In March of this year, we published "Explaining the Objections to Background Checks." Our bottom line (supported by recent examples) was that, throughout the history of gun control, laws put in place with assurances of being reasonable concessions for safety swiftly became abused tools of control, subjugating a Constitutional right to the whims of politicians. Now, it would seem that the media is beginning to share those concerns, albeit for entirely different reasons.
According to Politico magazine, some journalists are "sounding the alarm" over a 2013 Presidential directive, which allows the Secret Service to mandate that any member of the media "who may need access to a secure area" (emphasis ours) during this summer's upcoming national conventions first be subjected to background check.
BuzzFeed Washington Bureau Chief John Stanton had some strong words on the matter, stating, "It creates a logistical burden, a troubling precedent for their ability to have almost a de facto say in who is qualified to be a reporter at these events. What if they use this as precedent to extend to other campaign events or any government events?" He further expressed concern that reporters who have been arrested while covering other stories may have that criminal history used to disqualify them from attendance.
We can empathize with Mr. Stanton's outrage and his fears of government abusing its authority to limit our exercise of Constitutional rights. Gun owners have been living with those feelings for decades - the insult of presumed guilt; the worries about having rights denied because something from our past is "reclassified" as a prohibitive offense; the dismissive response of "if you have nothing to hide, you have nothing to fear." Of course, we have also had an unsympathetic media often using their First Amendment rights to undermine the "need" for the Second Amendment - something Mr. Stanton needn't worry about.

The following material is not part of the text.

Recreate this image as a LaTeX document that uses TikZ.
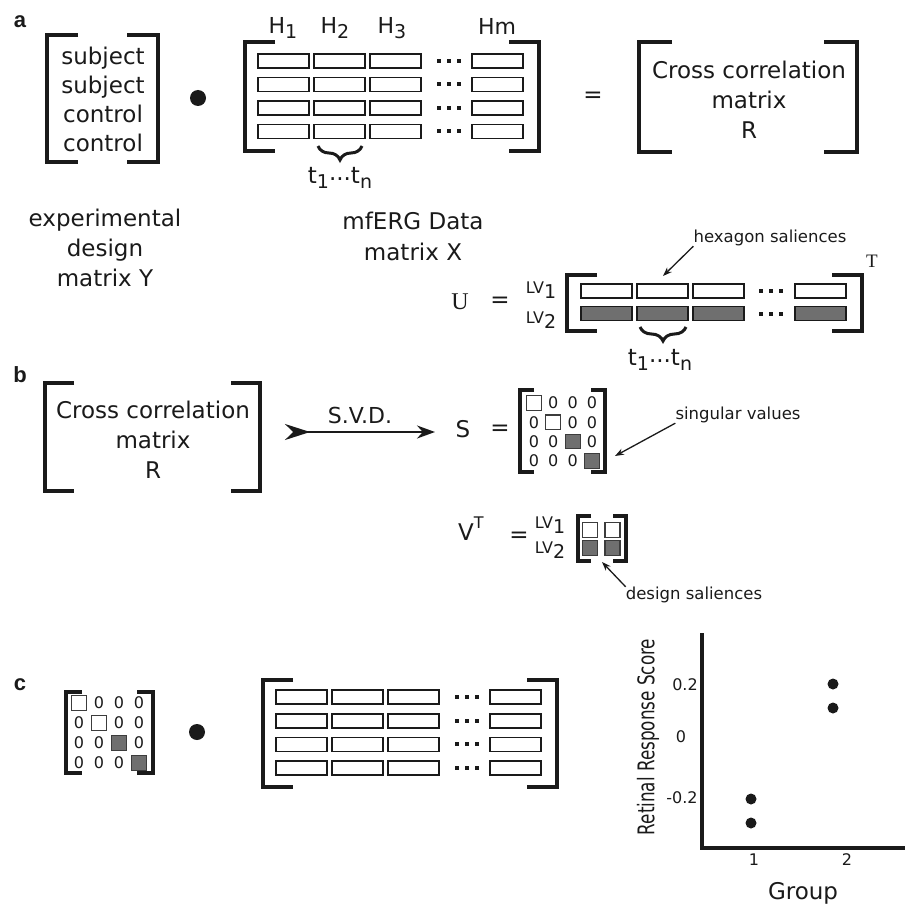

Perhaps this is a fleeting opportunity for Mr. Stanton and others to feel some empathy and evolve their position. While this sense of righteous indignation is fresh, let's overlay the experience of buying a firearm onto being a member of the press.
Imagine you've been invited to cover the first debates for the upcoming Presidential election. You're a veteran reporter and have covered these before - hell, you attended one just last month - but this time you need to submit to a background check. You chafe a little at the insult of presumed guilt, but are chastised for your objections. After all, it's barely an inconvenience for you, and if you have nothing to hide, you have nothing to fear.
The wait takes considerably longer than you thought - days, in fact. It seems that a lot of "you media types" are seeking access to those debates and NICS is pretty overloaded. Having the system down for maintenance and upgrades over last weekend certainly didn't help, either. Finally, you hear back - and are shocked to find you've been denied.
It seems you were accused of "hate speech" back in college. It was an incident you barely remember - you weren't even arrested much less convicted of anything, and were exonerated by the Board of Trustees - but apparently just having that accusation leveled against you is enough to prohibit you from media relations. Surely, you can clear your name in time for the debate but... there's no appeal process. You've even called the FBI directly - and they told you they wouldn't help you. Not couldn't, but wouldn't.
How can this be happening? You're an American citizen with a Constitutionally protected right to express yourself "through publication and dissemination... without interference, constraint, or prosecution by the government." It says it in damned the Bill of Rights! How can that just be denied without recourse?
This is not a far-fetched scenario - at least, not if you're a gun owner.
- In several states over the last few years, people who spent their adult lives being able to simply buy a gun from a friend or neighbor without benefit of a background check can no longer do so. Overnight, they were compelled to use a licensed dealer to ensure any future transactions are approved by the government.
- In many states, mere accusations of domestic violence - or, in CT, the filing of a temporary restraining order, without benefit of testimony, evidence, or criminal charges - are enough to add a gun owner to the "prohibited person" category.
- Just this week, attorney Stephen Stamboulieh filed suit against the US government on behalf of man whose firearm purchase was denied due to a decade-old, non-violent misdemeanor charge. Despite the man having provided documentation clarifying his record and establishing his eligibility, the FBI has flatly refused to update NICS. In fact, they have stopped processing appeals altogether, citing insufficient manpower to handle all background check requests - and leaving a citizen with no way to correct his erroneous "prohibited" status, indefinitely preventing him from legally purchasing another firearm.
"It creates a logistical burden, a troubling precedent...." We couldn't agree more, Mr. Stanton. Welcome to our world.